Frederic Jenny holds a Ph.D in Economics from Harvard University (1975), a Doctorate in Economics from the University of Paris (1977) and an MBA degree from ESSEC Business School (1966). Frederic Jenny is professor of Economics at ESSEC Business School in Paris. He is Chairman of the OECD Competition Committee (since 1994), and Co-Director of the European Center for Law and Economics of ESSEC ( since 2010). He was previously Non Executive Director of the Office of Fair Trading in the United Kingdom (2007-2014 ), Judge on the French Supreme Court (Cour de cassation, Economic Commercial and Financial Chamber) from 2004 to August 2012, Vice Chair of the French Competition Authority (1993-2004) and President of the WTO Working Group on Trade and Competition (1994-2003) He was visiting professor at Northwestern University Department of Economics in the United States (1978), Keio University Department of economics in Japan (1984), University of Capetown Business School in South Africa (1991) and Haifa University School of Law in Israel (2012).

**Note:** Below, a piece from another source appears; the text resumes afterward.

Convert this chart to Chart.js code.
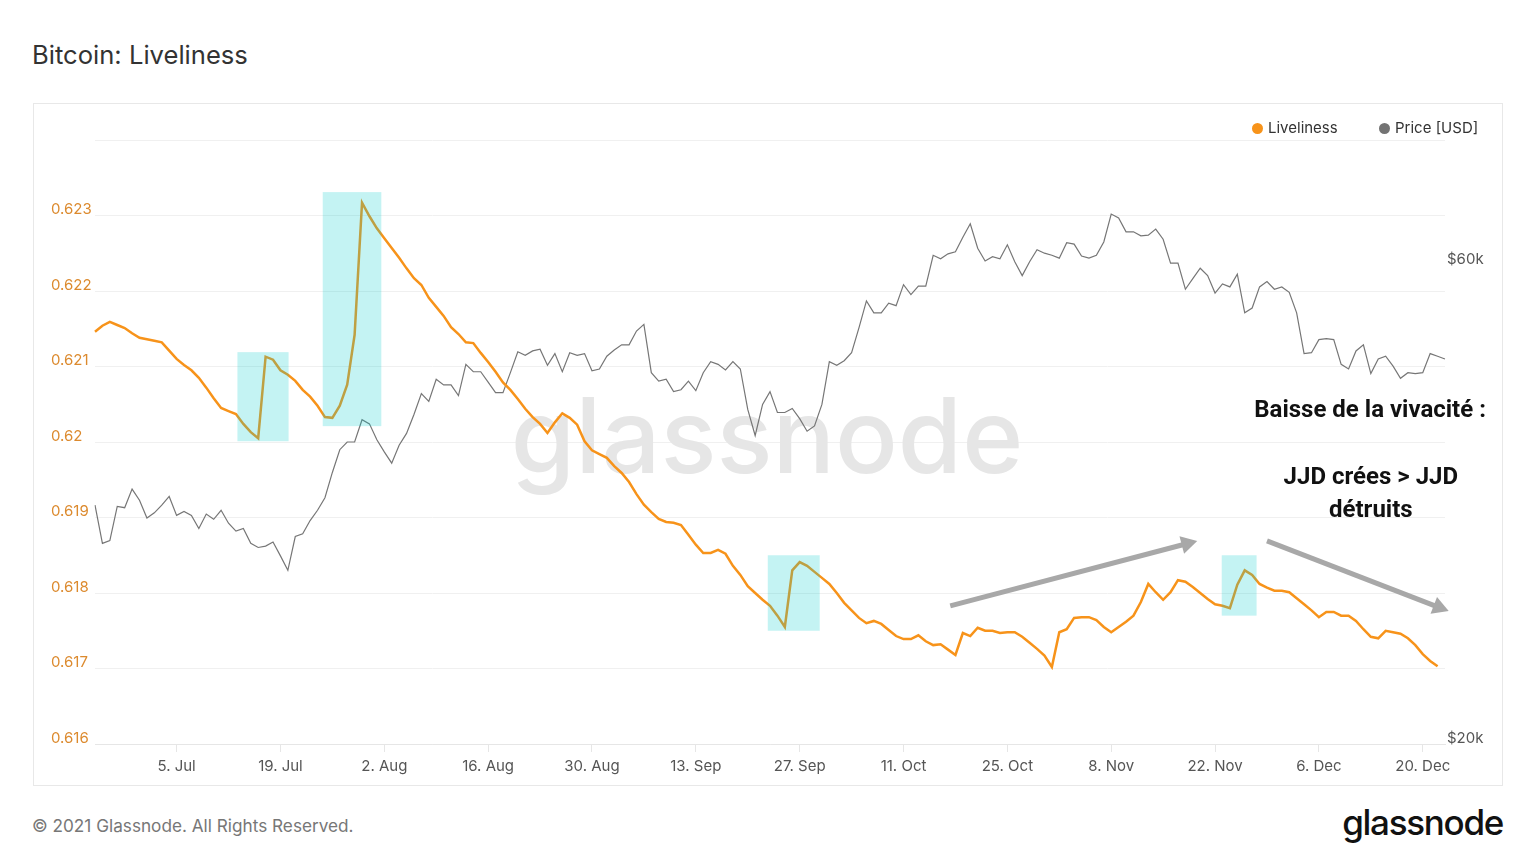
<!DOCTYPE html>
<html>
<head>
<meta charset="utf-8">
<title>Bitcoin: Liveliness</title>
<script src="https://cdn.jsdelivr.net/npm/chart.js@4.4.0/dist/chart.umd.min.js"></script>
<style>
  body { margin: 0; background: #fff; width: 1536px; height: 864px; overflow: hidden; position: relative; font-family: Inter, "Noto Sans", sans-serif; }
  #title { position: absolute; left: 32px; top: 38px; font-size: 25.6px; color: #333; line-height: 34px; }
  #frame { position: absolute; left: 33px; top: 103px; width: 1468px; height: 681px; border: 1px solid #e8e8e8; }
  #chart { position: absolute; left: 0; top: 0; }
  .item { position: absolute; top: 14px; font-size: 15px; color: #333; line-height: 20px; white-space: nowrap; }
  .dot { display: inline-block; width: 11px; height: 11px; border-radius: 50%; margin-right: 5px; vertical-align: -1px; }
  #copy { position: absolute; left: 32px; top: 814px; font-size: 17.2px; color: #777; line-height: 24px; }
  #logo { position: absolute; right: 33px; top: 800px; font-size: 35px; font-weight: 500; letter-spacing: -1.3px; color: #111; line-height: 44px; }
</style>
</head>
<body>
<div id="title">Bitcoin: Liveliness</div>
<div id="frame">
  <canvas id="chart" width="1468" height="681"></canvas>
  <div class="item" style="left:1218px"><span class="dot" style="background:#f7931a"></span>Liveliness</div>
  <div class="item" style="left:1345px"><span class="dot" style="background:#737373"></span>Price [USD]</div>
</div>
<div id="copy">© 2021 Glassnode. All Rights Reserved.</div>
<div id="logo">glassnode</div>
<script>
// jours affichés : du 24 juin au 23 déc. 2021
const startDay = Date.UTC(2021, 5, 24);
const dayCount = 183;
const monthNames = ["Jan", "Feb", "Mar", "Apr", "May", "Jun", "Jul", "Aug", "Sep", "Oct", "Nov", "Dec"];
const dates = [];
for (let i = 0; i < dayCount; i++) {
  const d = new Date(startDay + i * 86400000);
  dates.push(d.getUTCDate() + ". " + monthNames[d.getUTCMonth()]);
}

const xTicks = ["5. Jul", "19. Jul", "2. Aug", "16. Aug", "30. Aug", "13. Sep", "27. Sep",
  "11. Oct", "25. Oct", "8. Nov", "22. Nov", "6. Dec", "20. Dec"];
const priceTicks = [20000, 60000];

const liveliness = [
  0.62146, 0.62154, 0.62159, 0.62155, 0.62151, 0.62144, 0.62138, 0.62136, 0.62134, 0.62132,
  0.62121, 0.62110, 0.62102, 0.62095, 0.62085, 0.62072, 0.62058, 0.62045, 0.62041, 0.62037,
  0.62024, 0.62013, 0.62005, 0.62113, 0.62109, 0.62095, 0.62089, 0.62081, 0.62069, 0.62060,
  0.62048, 0.62033, 0.62032, 0.62048, 0.62076, 0.62142, 0.62317, 0.62299, 0.62283, 0.62270,
  0.62257, 0.62244, 0.62230, 0.62217, 0.62208, 0.62191, 0.62179, 0.62167, 0.62152, 0.62143,
  0.62132, 0.62131, 0.62118, 0.62106, 0.62093, 0.62079, 0.62069, 0.62057, 0.62044, 0.62033,
  0.62024, 0.62012, 0.62026, 0.62038, 0.62032, 0.62023, 0.62001, 0.61989, 0.61984, 0.61979,
  0.61968, 0.61959, 0.61947, 0.61931, 0.61917, 0.61907, 0.61898, 0.61894, 0.61893, 0.61890,
  0.61877, 0.61864, 0.61853, 0.61853, 0.61857, 0.61852, 0.61836, 0.61824, 0.61809, 0.61800,
  0.61791, 0.61783, 0.61770, 0.61755, 0.61830, 0.61841, 0.61836, 0.61828, 0.61820, 0.61812,
  0.61800, 0.61787, 0.61777, 0.61767, 0.61760, 0.61763, 0.61759, 0.61751, 0.61743, 0.61739,
  0.61739, 0.61744, 0.61736, 0.61731, 0.61732, 0.61725, 0.61718, 0.61747, 0.61743, 0.61754,
  0.61750, 0.61750, 0.61747, 0.61748, 0.61748, 0.61742, 0.61734, 0.61726, 0.61717, 0.61702,
  0.61748, 0.61752, 0.61767, 0.61768, 0.61768, 0.61764, 0.61755, 0.61748, 0.61755, 0.61762,
  0.61770, 0.61788, 0.61812, 0.61801, 0.61791, 0.61801, 0.61817, 0.61815, 0.61808, 0.61800,
  0.61792, 0.61785, 0.61783, 0.61780, 0.61811, 0.61830, 0.61824, 0.61812, 0.61807, 0.61803,
  0.61803, 0.61801, 0.61793, 0.61785, 0.61777, 0.61768, 0.61775, 0.61775, 0.61770, 0.61770,
  0.61763, 0.61752, 0.61742, 0.61740, 0.61750, 0.61748, 0.61746, 0.61740, 0.61731, 0.61719,
  0.61710, 0.61703
];

const price = [
  34600, 31700, 31900, 34500, 34400, 35900, 35000, 33600, 34000, 34600,
  35300, 33800, 34100, 33800, 32800, 33900, 33500, 34200, 33200, 32600,
  32800, 31700, 31400, 31500, 31800, 30800, 29800, 32200, 32400, 33400,
  34200, 35200, 37300, 39300, 40000, 40000, 42100, 41700, 40200, 39100,
  38100, 39700, 40800, 42600, 44700, 43900, 46200, 45600, 45600, 44500,
  47800, 47000, 47000, 45900, 44800, 44800, 46900, 49200, 48800, 49300,
  49500, 47700, 49000, 47000, 49100, 48800, 49000, 47100, 47300, 48700,
  49400, 50000, 50000, 51600, 52400, 46900, 46000, 46200, 44900, 45100,
  46000, 45000, 46900, 48100, 47800, 47200, 48100, 47300, 43100, 40600,
  43600, 44900, 42800, 42800, 43200, 42200, 41000, 41500, 43600, 48100,
  47700, 48200, 49100, 52000, 55300, 53800, 53800, 55000, 54700, 57400,
  56100, 57200, 57200, 61400, 60900, 61600, 61900, 64000, 66000, 62400,
  60600, 61200, 60900, 62900, 60500, 58600, 60500, 62200, 61700, 61400,
  61000, 63200, 63000, 61300, 61000, 61400, 63300, 67500, 66900, 64800,
  64800, 64200, 64300, 65200, 63700, 60300, 60300, 56800, 58200, 59600,
  58600, 56300, 57500, 57100, 58800, 53800, 54400, 57100, 57800, 56800,
  57100, 56400, 53800, 49000, 49100, 50600, 50700, 50600, 47800, 47300,
  49300, 50000, 46800, 48400, 48700, 47600, 46300, 46900, 46800, 46900,
  49000, 48700, 48400
];

// zones surlignées : [jour début, jour fin, liveliness bas, liveliness haut]
const highlights = [
  [19.2, 26.1, 0.62001, 0.62119],
  [30.7, 38.6, 0.62021, 0.62331],
  [90.7, 97.7, 0.61750, 0.61850],
  [151.9, 156.6, 0.61770, 0.61850]
];
// flèches : [jour départ, valeur départ, jour arrivée, valeur arrivée]
const arrows = [
  [115.3, 0.61783, 148.6, 0.61869],
  [158.0, 0.61869, 182.5, 0.61776]
];
// textes : [texte, jour (centre), valeur]
const notes = [
  ["Baisse de la vivacité :", 171.9, 0.62041],
  ["JJD crées > JJD", 172.0, 0.61952],
  ["détruits", 172.0, 0.61909]
];

const annotations = {
  id: "annotations",
  beforeDatasetsDraw(chart) {
    const { ctx, chartArea } = chart;
    ctx.save();
    ctx.font = "500 104px Inter";
    ctx.fillStyle = "#e6e6e6";
    ctx.textAlign = "center";
    ctx.textBaseline = "alphabetic";
    ctx.fillText("glassnode", (chartArea.left + chartArea.right) / 2 - 3, chartArea.top + 333);
    ctx.restore();
  },
  afterDatasetsDraw(chart) {
    const { ctx } = chart;
    const xs = chart.scales.x;
    const ys = chart.scales.y;
    ctx.save();

    ctx.fillStyle = "rgba(0, 205, 205, 0.23)";
    highlights.forEach(([d0, d1, v0, v1]) => {
      const x0 = xs.getPixelForValue(d0);
      const x1 = xs.getPixelForValue(d1);
      const y0 = ys.getPixelForValue(v1);
      const y1 = ys.getPixelForValue(v0);
      ctx.fillRect(x0, y0, x1 - x0, y1 - y0);
    });

    ctx.strokeStyle = "#a8a8a8";
    ctx.fillStyle = "#a8a8a8";
    ctx.lineWidth = 5;
    arrows.forEach(([d0, v0, d1, v1]) => {
      const x0 = xs.getPixelForValue(d0);
      const y0 = ys.getPixelForValue(v0);
      const x1 = xs.getPixelForValue(d1);
      const y1 = ys.getPixelForValue(v1);
      const a = Math.atan2(y1 - y0, x1 - x0);
      const len = 16;
      const half = 9;
      const bx = x1 - len * Math.cos(a);
      const by = y1 - len * Math.sin(a);
      ctx.beginPath();
      ctx.moveTo(x0, y0);
      ctx.lineTo(bx + 2 * Math.cos(a), by + 2 * Math.sin(a));
      ctx.stroke();
      ctx.beginPath();
      ctx.moveTo(x1, y1);
      ctx.lineTo(bx + half * Math.sin(a), by - half * Math.cos(a));
      ctx.lineTo(bx - half * Math.sin(a), by + half * Math.cos(a));
      ctx.closePath();
      ctx.fill();
    });

    ctx.fillStyle = "#111";
    ctx.font = "bold 24px Roboto";
    ctx.textAlign = "center";
    ctx.textBaseline = "middle";
    notes.forEach(([t, d, v]) => {
      ctx.fillText(t, xs.getPixelForValue(d), ys.getPixelForValue(v));
    });
    ctx.restore();
  }
};

const ctx = document.getElementById("chart").getContext("2d");
new Chart(ctx, {
  type: "line",
  data: {
    labels: dates,
    datasets: [
      {
        label: "Liveliness",
        data: liveliness,
        yAxisID: "y",
        borderColor: "#f7931a",
        borderWidth: 2.5,
        pointRadius: 0,
        tension: 0,
        order: 0,
      },
      {
        label: "Price [USD]",
        data: price,
        yAxisID: "y1",
        borderColor: "#767676",
        borderWidth: 1.2,
        pointRadius: 0,
        tension: 0,
        order: 1,
      },
    ],
  },
  options: {
    responsive: false,
    animation: false,
    events: [],
    layout: { padding: { left: 17, top: 36, right: 0, bottom: 0 } },
    plugins: {
      legend: { display: false },
      tooltip: { enabled: false },
    },
    scales: {
      x: {
        type: "category",
        grid: { drawOnChartArea: false, drawTicks: true, tickLength: 8, color: "#e6e6e6" },
        border: { color: "#e6e6e6" },
        ticks: {
          autoSkip: false,
          maxRotation: 0,
          padding: 5,
          color: "#555",
          font: { family: "Inter", size: 15 },
        },
        afterBuildTicks: (s) => {
          s.ticks = s.ticks.filter((t) => xTicks.includes(dates[t.value]));
        },
        afterFit: (s) => {
          s.height = 41;
        },
      },
      y: {
        position: "left",
        min: 0.616,
        max: 0.624,
        grid: { color: "#f0f0f0", drawTicks: false },
        border: { display: false },
        ticks: {
          stepSize: 0.001,
          crossAlign: "far",
          labelOffset: -6,
          padding: 0,
          color: "#dc8a2e",
          font: { family: "Inter", size: 15 },
          callback: (v) => (v > 0.6235 ? "" : String(+v.toFixed(3))),
        },
        afterFit: (s) => {
          s.width = 44;
        },
      },
      y1: {
        type: "logarithmic",
        position: "right",
        min: 20000,
        max: 80000,
        grid: { drawOnChartArea: false, drawTicks: false },
        border: { display: false },
        ticks: {
          padding: 2,
          labelOffset: -6,
          color: "#555",
          font: { family: "Inter", size: 15 },
          callback: (v) => "$" + v / 1000 + "k",
        },
        afterBuildTicks: (s) => {
          s.ticks = priceTicks.map((v) => ({ value: v }));
        },
        afterFit: (s) => {
          s.width = 57;
        },
      },
    },
  },
  plugins: [annotations],
});
</script>
</body>
</html>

He is currently Visiting Professor at University College London Law School (since 2005) He is member of the editorial board of several scientific journals (“Concurrences”, “ Journal of Competition Law and Economics”, “World Competition”), member of the advisory board of the “Interdisciplinary Center for Competition Law and Initiative, Middle East Initiative” and Chairman of the scientific board of Consumer Unity Trust of India (CUTS), the largest consumer organization in India. Frederic Jenny has written extensively about trade, competition and economic development and has served as an adviser to many developing countries on competition and trade issues.

Courses:
Antitrust: International and Comparative Seminar
Globalization and Law: An Economic Perspective on International Trade and Competition Seminar

Spring Semester

Graeme Dinwoodie

Graeme B. Dinwoodie is the Professor of Intellectual Property and Information Technology Law at the University of Oxford, Director of the Oxford Intellectual Property Research Centre, and a Professorial Fellow of St. Peter’s College.  Professor Dinwoodie holds law degrees from the University of Glasgow, Harvard Law School (where he was a John F. Kennedy Scholar), and Columbia Law School (where he was a Burton Fellow). Prior to taking up the IP Chair at Oxford, Professor Dinwoodie was a Professor of Law and Director of the Program in Intellectual Property Law at the Chicago-Kent College of Law.  He has also previously taught at the University of Cincinnati College of Law and the University of Pennsylvania School of Law, and from 2005-2009 held a Chair in Intellectual Property Law at Queen Mary College, University of London.  He was elected to membership in the American Law Institute in 2003, and served as President of the International Association for the Advancement of Teaching and Research in Intellectual Property (ATRIP) from 2011-2013.  In 2008, the International Trademark Association awarded Professor Dinwoodie the Pattishall Medal for Teaching Excellence in Trademark Law.  He is the author of numerous articles and books on trade mark law and on international and comparative intellectual property law.

Courses:
International Intellectual Property Law
Trademarks in Cyberspace Seminar

Johanna Hey

Johanna Hey is Professor of Tax Law and Public Law and Director of the Institute of Tax Law at Cologne University, Germany. Since 2010 she is in addition Research Director of the Institute for Public Finances and Taxation in Berlin. She is a member of the Scientific Advisory Board of the German Federal Ministry of Finance. Her main fields of research are individual income tax and business taxation, fundamental and constitutional principles of taxation as well as the influences of European Law.